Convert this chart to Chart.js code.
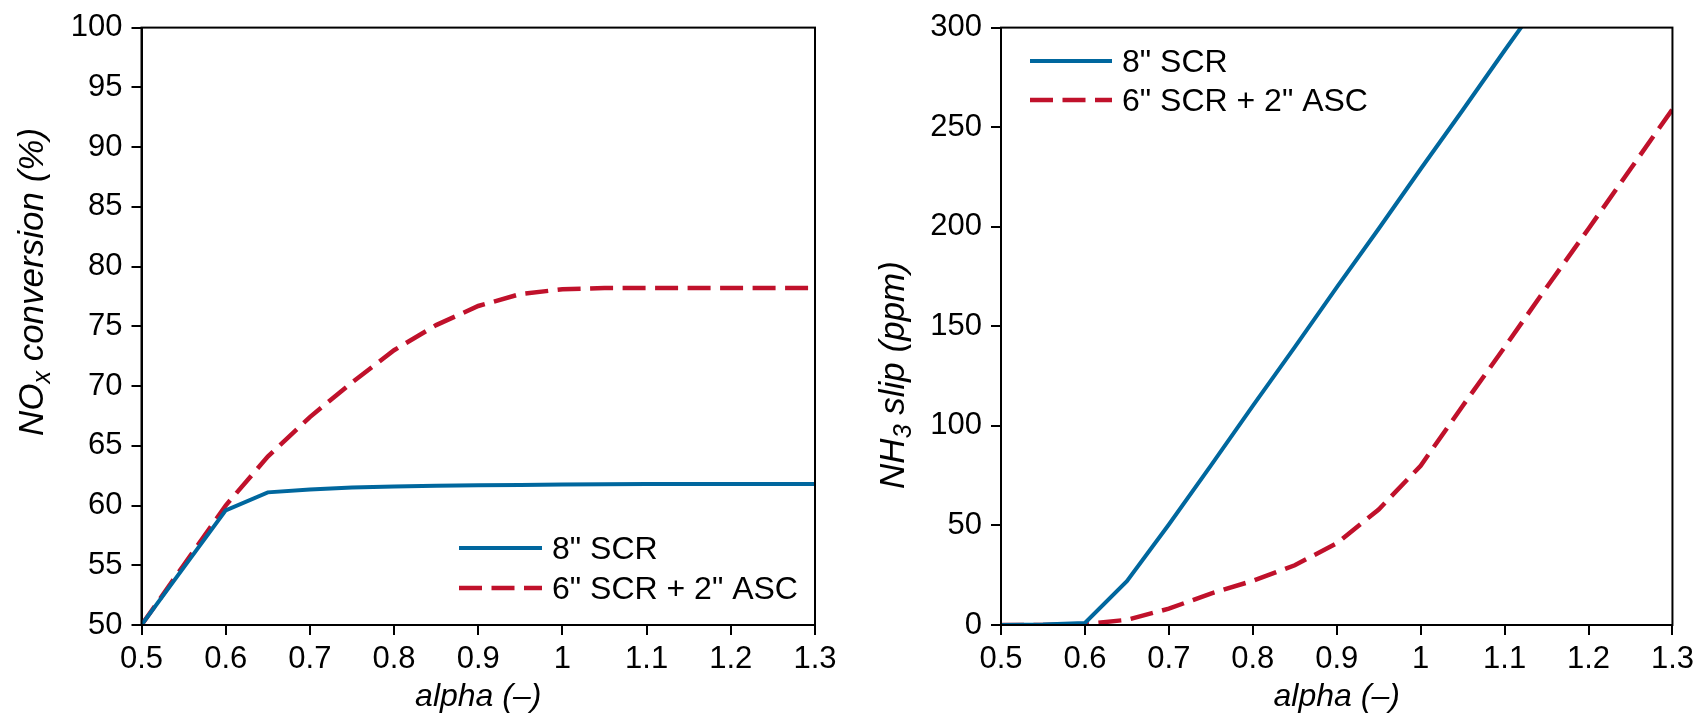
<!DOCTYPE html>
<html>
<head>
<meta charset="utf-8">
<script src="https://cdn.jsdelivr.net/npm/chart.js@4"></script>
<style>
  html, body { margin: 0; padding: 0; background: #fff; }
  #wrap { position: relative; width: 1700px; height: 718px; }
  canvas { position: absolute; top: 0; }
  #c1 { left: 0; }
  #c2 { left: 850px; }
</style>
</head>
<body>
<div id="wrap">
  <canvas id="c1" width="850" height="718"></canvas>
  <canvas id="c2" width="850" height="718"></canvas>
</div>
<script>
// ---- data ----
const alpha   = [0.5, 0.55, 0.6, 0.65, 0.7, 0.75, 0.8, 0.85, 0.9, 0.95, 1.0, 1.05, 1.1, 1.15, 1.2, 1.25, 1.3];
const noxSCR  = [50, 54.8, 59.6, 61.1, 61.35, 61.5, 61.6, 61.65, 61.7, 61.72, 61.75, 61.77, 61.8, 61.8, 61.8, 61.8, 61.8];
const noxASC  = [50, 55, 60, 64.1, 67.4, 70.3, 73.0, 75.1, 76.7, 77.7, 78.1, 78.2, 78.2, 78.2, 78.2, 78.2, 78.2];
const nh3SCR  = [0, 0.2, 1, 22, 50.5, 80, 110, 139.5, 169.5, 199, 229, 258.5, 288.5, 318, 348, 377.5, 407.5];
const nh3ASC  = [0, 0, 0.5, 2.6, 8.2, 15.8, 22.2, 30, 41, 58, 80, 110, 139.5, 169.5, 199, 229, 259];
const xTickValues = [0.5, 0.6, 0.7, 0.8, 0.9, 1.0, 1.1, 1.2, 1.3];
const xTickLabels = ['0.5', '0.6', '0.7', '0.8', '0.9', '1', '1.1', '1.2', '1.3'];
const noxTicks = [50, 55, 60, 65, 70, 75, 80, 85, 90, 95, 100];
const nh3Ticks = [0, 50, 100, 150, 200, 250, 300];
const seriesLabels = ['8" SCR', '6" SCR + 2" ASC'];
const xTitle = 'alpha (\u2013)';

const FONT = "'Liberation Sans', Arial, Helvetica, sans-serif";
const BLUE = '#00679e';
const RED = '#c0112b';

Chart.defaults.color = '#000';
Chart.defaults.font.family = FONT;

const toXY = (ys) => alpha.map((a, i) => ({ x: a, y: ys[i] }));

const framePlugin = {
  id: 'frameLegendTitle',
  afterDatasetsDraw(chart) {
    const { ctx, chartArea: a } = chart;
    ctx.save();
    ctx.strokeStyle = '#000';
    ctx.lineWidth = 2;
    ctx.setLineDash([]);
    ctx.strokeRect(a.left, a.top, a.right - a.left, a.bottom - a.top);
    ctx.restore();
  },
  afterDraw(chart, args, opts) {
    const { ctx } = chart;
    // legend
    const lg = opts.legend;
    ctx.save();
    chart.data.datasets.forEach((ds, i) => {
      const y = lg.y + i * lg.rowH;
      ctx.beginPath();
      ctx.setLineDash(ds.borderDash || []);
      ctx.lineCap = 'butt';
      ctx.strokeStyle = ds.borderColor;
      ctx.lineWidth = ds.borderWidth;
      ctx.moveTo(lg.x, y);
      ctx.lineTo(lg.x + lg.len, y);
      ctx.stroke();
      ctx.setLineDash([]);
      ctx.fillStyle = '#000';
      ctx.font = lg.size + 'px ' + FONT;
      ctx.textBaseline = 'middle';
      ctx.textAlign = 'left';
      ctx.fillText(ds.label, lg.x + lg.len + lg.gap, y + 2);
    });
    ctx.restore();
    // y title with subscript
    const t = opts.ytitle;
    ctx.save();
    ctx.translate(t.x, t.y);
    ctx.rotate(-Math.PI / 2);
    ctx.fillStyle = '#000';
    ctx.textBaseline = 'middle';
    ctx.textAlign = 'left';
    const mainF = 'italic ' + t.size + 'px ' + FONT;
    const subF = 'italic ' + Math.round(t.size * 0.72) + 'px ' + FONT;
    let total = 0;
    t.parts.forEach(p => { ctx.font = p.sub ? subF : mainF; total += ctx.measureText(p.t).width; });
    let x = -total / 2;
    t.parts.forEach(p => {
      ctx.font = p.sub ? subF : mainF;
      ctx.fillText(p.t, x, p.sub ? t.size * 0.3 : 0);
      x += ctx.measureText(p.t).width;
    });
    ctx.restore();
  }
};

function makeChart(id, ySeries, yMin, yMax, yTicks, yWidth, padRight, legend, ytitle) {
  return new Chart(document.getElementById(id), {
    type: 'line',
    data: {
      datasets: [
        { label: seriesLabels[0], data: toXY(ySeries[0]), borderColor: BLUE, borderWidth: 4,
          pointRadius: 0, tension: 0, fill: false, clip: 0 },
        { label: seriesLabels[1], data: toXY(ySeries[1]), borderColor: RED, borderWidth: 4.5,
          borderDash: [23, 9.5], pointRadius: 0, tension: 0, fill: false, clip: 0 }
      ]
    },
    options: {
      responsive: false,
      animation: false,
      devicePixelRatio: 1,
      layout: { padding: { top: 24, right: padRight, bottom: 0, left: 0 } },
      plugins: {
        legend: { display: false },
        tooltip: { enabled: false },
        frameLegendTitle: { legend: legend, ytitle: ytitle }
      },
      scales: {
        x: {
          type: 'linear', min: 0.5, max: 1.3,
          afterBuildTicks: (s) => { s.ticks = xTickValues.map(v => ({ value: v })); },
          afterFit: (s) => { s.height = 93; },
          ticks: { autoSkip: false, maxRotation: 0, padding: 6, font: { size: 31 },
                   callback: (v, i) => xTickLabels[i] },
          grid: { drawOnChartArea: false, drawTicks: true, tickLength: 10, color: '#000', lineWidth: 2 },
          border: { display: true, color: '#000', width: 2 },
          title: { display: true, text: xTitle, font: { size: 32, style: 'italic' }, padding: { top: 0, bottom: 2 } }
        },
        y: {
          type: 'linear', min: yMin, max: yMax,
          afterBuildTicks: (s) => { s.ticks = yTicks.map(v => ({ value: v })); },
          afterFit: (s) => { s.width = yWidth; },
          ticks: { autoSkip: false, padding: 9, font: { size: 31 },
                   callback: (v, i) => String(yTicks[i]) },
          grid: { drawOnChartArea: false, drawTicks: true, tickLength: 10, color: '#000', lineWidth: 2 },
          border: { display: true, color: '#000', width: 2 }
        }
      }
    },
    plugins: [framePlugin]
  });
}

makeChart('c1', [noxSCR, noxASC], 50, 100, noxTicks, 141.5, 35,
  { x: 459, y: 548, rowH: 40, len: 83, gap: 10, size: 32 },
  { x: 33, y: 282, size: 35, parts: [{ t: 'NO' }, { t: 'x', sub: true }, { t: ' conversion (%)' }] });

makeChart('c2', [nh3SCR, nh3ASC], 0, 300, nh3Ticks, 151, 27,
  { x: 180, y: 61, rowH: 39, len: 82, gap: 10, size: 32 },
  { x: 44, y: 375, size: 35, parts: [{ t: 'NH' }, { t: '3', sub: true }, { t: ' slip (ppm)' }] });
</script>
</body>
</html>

> Problem: Your task is to restate word for word the lines from the top of the data to the line containing "const toXY = (ys)", both ends included, with every picture left out.

> Response to this task:
Convert this chart to Chart.js code.
<!DOCTYPE html>
<html>
<head>
<meta charset="utf-8">
<script src="https://cdn.jsdelivr.net/npm/chart.js@4"></script>
<style>
  html, body { margin: 0; padding: 0; background: #fff; }
  #wrap { position: relative; width: 1700px; height: 718px; }
  canvas { position: absolute; top: 0; }
  #c1 { left: 0; }
  #c2 { left: 850px; }
</style>
</head>
<body>
<div id="wrap">
  <canvas id="c1" width="850" height="718"></canvas>
  <canvas id="c2" width="850" height="718"></canvas>
</div>
<script>
// ---- data ----
const alpha   = [0.5, 0.55, 0.6, 0.65, 0.7, 0.75, 0.8, 0.85, 0.9, 0.95, 1.0, 1.05, 1.1, 1.15, 1.2, 1.25, 1.3];
const noxSCR  = [50, 54.8, 59.6, 61.1, 61.35, 61.5, 61.6, 61.65, 61.7, 61.72, 61.75, 61.77, 61.8, 61.8, 61.8, 61.8, 61.8];
const noxASC  = [50, 55, 60, 64.1, 67.4, 70.3, 73.0, 75.1, 76.7, 77.7, 78.1, 78.2, 78.2, 78.2, 78.2, 78.2, 78.2];
const nh3SCR  = [0, 0.2, 1, 22, 50.5, 80, 110, 139.5, 169.5, 199, 229, 258.5, 288.5, 318, 348, 377.5, 407.5];
const nh3ASC  = [0, 0, 0.5, 2.6, 8.2, 15.8, 22.2, 30, 41, 58, 80, 110, 139.5, 169.5, 199, 229, 259];
const xTickValues = [0.5, 0.6, 0.7, 0.8, 0.9, 1.0, 1.1, 1.2, 1.3];
const xTickLabels = ['0.5', '0.6', '0.7', '0.8', '0.9', '1', '1.1', '1.2', '1.3'];
const noxTicks = [50, 55, 60, 65, 70, 75, 80, 85, 90, 95, 100];
const nh3Ticks = [0, 50, 100, 150, 200, 250, 300];
const seriesLabels = ['8" SCR', '6" SCR + 2" ASC'];
const xTitle = 'alpha (\u2013)';

const FONT = "'Liberation Sans', Arial, Helvetica, sans-serif";
const BLUE = '#00679e';
const RED = '#c0112b';

Chart.defaults.color = '#000';
Chart.defaults.font.family = FONT;

const toXY = (ys) => alpha.map((a, i) => ({ x: a, y: ys[i] }));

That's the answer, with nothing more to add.